:: Records contained in a dataset ::
## begin
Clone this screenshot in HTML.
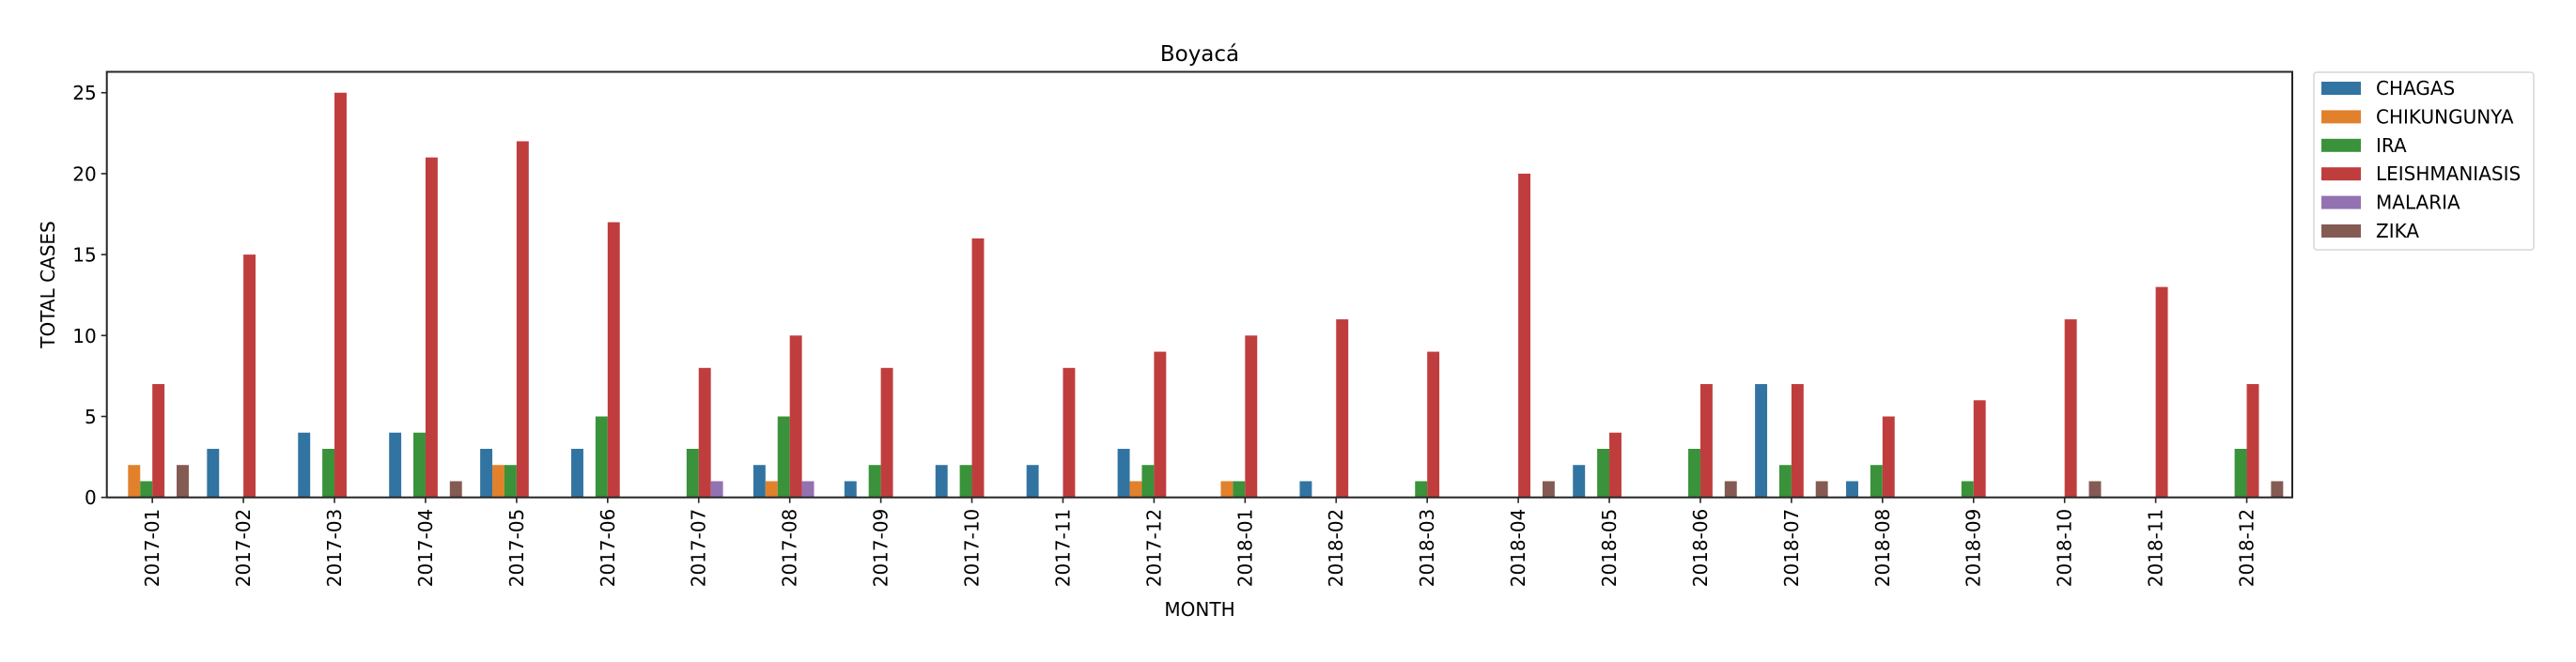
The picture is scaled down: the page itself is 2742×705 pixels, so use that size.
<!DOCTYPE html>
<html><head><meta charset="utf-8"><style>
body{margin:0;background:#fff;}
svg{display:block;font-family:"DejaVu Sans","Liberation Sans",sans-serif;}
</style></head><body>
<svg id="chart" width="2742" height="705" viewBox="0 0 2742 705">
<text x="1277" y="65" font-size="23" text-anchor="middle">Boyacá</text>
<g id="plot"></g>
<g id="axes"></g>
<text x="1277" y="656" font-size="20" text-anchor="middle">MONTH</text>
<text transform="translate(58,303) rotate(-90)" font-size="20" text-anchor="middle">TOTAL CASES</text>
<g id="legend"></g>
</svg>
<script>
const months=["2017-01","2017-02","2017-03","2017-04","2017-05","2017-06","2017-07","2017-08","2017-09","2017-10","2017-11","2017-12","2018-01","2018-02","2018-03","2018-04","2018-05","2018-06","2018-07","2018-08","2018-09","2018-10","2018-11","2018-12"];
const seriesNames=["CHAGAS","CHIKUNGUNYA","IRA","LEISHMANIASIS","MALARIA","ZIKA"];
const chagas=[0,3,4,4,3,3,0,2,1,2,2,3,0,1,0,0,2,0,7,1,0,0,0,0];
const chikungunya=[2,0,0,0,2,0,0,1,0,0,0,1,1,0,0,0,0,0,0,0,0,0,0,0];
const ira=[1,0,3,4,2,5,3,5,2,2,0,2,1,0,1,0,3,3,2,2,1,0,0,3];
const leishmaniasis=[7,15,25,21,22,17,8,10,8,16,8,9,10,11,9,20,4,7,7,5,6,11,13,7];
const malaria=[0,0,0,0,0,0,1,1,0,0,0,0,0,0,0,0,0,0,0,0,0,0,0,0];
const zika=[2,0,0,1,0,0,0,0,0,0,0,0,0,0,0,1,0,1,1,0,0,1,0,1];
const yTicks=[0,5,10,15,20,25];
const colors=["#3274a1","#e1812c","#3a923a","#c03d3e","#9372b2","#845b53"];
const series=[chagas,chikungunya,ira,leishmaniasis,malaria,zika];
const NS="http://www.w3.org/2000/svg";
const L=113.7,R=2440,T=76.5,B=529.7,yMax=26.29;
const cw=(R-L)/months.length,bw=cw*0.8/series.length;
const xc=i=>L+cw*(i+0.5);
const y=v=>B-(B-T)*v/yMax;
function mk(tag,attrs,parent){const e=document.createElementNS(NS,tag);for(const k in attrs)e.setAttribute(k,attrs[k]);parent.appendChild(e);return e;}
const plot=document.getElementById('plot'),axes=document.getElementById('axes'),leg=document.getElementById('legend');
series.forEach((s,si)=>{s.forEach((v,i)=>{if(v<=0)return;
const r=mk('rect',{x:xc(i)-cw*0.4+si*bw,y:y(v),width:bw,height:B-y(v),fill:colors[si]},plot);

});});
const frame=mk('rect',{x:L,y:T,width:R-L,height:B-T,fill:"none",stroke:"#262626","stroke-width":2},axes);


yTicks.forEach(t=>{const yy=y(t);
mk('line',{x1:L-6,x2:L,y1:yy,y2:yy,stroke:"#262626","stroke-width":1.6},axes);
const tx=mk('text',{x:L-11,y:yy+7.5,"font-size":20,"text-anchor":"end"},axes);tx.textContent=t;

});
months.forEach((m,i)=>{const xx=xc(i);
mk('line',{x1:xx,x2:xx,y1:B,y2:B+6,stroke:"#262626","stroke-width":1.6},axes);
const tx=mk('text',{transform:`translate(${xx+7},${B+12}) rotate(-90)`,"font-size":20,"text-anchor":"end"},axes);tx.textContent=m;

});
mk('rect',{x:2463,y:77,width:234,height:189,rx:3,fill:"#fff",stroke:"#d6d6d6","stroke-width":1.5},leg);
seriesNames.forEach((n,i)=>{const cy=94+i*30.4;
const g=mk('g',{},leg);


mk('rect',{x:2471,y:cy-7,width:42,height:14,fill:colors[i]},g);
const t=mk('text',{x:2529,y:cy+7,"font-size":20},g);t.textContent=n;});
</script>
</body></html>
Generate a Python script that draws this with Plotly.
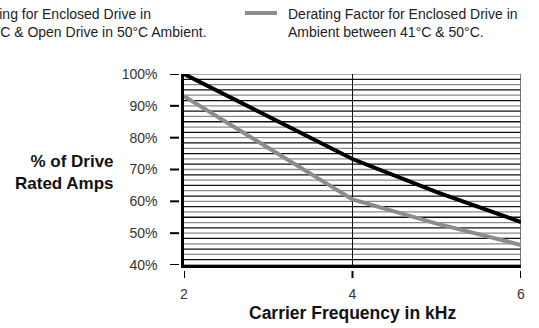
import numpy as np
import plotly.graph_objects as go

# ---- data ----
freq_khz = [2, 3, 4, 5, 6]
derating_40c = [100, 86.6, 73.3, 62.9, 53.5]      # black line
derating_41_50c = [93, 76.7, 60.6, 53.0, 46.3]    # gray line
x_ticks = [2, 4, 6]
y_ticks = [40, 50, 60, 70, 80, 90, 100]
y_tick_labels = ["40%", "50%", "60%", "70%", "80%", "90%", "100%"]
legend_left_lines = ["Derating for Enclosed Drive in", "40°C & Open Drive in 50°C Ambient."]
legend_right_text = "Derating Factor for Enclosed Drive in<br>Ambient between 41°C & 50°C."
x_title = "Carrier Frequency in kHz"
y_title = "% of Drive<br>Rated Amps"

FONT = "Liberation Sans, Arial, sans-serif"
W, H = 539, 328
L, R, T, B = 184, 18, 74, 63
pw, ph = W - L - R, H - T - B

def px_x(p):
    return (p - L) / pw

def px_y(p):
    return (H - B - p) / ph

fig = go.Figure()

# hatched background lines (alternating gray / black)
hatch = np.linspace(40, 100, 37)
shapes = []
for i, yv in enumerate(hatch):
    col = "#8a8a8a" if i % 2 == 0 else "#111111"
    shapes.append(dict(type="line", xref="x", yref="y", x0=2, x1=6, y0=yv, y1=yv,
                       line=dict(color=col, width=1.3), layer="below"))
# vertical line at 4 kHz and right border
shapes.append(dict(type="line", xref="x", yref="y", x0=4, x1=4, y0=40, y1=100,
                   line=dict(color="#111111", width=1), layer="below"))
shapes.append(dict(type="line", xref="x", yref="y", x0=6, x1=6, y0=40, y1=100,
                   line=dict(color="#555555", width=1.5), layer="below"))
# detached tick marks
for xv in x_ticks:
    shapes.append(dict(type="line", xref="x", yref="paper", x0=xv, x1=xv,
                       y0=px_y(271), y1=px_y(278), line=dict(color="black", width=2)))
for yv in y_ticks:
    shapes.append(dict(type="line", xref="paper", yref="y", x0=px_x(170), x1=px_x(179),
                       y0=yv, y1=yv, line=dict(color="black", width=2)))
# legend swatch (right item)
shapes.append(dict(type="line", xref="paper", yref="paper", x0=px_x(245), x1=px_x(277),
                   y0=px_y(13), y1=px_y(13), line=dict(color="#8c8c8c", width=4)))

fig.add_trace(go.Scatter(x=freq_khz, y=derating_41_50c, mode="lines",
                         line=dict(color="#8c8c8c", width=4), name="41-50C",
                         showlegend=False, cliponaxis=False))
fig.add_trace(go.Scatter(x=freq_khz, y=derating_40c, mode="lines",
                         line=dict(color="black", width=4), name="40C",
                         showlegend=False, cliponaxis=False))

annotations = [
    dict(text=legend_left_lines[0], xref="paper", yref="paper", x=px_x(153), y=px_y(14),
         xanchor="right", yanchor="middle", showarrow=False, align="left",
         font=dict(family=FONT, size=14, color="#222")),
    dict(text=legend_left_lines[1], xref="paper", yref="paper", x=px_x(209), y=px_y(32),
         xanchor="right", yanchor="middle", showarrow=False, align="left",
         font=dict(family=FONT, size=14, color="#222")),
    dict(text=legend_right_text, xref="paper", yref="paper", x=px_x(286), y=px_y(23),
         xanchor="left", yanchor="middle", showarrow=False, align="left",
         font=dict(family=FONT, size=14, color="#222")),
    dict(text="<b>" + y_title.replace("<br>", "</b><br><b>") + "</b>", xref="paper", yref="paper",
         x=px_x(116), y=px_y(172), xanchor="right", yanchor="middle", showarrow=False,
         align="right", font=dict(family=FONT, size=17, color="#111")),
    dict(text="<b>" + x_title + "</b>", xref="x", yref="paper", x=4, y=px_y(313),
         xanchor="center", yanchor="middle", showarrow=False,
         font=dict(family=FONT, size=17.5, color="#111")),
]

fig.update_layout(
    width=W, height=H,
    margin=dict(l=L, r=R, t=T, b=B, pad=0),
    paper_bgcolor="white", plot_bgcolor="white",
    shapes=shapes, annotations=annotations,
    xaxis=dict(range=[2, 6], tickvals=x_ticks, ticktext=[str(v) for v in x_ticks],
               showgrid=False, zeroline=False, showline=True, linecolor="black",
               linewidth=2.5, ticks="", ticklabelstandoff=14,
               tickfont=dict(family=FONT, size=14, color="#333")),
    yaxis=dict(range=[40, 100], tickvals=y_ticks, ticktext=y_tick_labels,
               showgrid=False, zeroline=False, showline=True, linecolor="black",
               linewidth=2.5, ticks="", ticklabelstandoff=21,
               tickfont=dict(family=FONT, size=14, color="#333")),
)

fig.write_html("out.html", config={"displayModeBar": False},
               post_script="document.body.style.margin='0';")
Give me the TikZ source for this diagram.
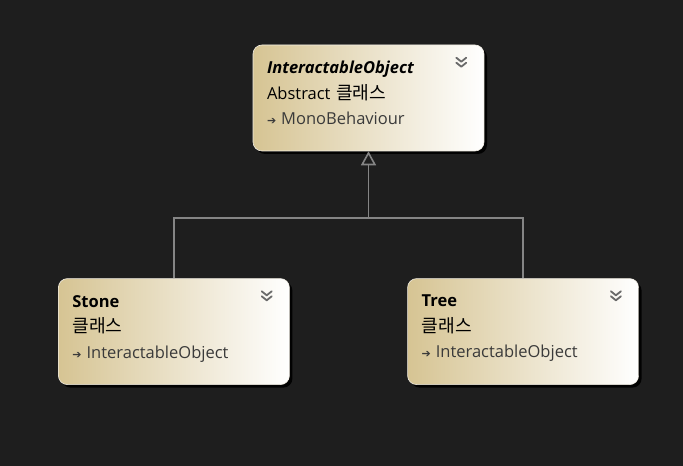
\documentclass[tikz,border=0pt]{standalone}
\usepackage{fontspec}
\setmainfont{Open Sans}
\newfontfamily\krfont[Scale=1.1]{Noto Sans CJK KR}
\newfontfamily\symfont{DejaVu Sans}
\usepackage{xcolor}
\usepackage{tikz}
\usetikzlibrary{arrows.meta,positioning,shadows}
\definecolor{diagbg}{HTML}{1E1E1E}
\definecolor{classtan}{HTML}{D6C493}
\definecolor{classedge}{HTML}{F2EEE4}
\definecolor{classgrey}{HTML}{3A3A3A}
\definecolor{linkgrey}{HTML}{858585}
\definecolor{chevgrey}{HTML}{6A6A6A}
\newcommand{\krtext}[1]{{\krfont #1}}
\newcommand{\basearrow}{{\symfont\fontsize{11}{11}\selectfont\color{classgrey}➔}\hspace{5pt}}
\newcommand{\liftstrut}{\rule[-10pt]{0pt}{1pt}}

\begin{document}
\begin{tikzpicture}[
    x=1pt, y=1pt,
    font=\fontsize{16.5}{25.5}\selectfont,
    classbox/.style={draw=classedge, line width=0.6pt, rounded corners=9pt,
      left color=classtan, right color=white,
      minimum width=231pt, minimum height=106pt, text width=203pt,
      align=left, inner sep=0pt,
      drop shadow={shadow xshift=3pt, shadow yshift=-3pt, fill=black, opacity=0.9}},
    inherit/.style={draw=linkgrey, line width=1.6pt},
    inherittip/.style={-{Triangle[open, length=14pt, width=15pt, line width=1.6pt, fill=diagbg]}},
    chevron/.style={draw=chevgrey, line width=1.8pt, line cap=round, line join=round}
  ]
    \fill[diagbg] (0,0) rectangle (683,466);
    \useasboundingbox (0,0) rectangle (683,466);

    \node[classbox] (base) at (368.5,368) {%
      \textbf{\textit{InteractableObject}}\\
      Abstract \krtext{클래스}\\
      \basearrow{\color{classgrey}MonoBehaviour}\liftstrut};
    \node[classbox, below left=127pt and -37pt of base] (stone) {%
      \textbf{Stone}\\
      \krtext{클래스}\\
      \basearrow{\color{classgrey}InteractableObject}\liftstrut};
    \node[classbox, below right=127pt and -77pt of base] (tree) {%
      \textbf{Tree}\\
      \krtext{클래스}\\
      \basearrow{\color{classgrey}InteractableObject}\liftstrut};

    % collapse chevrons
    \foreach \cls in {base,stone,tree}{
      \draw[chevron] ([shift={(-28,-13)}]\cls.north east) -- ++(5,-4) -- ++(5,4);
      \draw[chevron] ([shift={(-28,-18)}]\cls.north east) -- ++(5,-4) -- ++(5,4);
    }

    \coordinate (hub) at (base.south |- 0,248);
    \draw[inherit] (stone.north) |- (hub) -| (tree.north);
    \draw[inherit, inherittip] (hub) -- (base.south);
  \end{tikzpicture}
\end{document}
## end
:: Task statement ::
Lines of the material that contain the word "this" are to be gathered.

:: Task result ::
Clone this screenshot in HTML.
Generate a Python script that draws this with Plotly.
Give me the TikZ source for this diagram.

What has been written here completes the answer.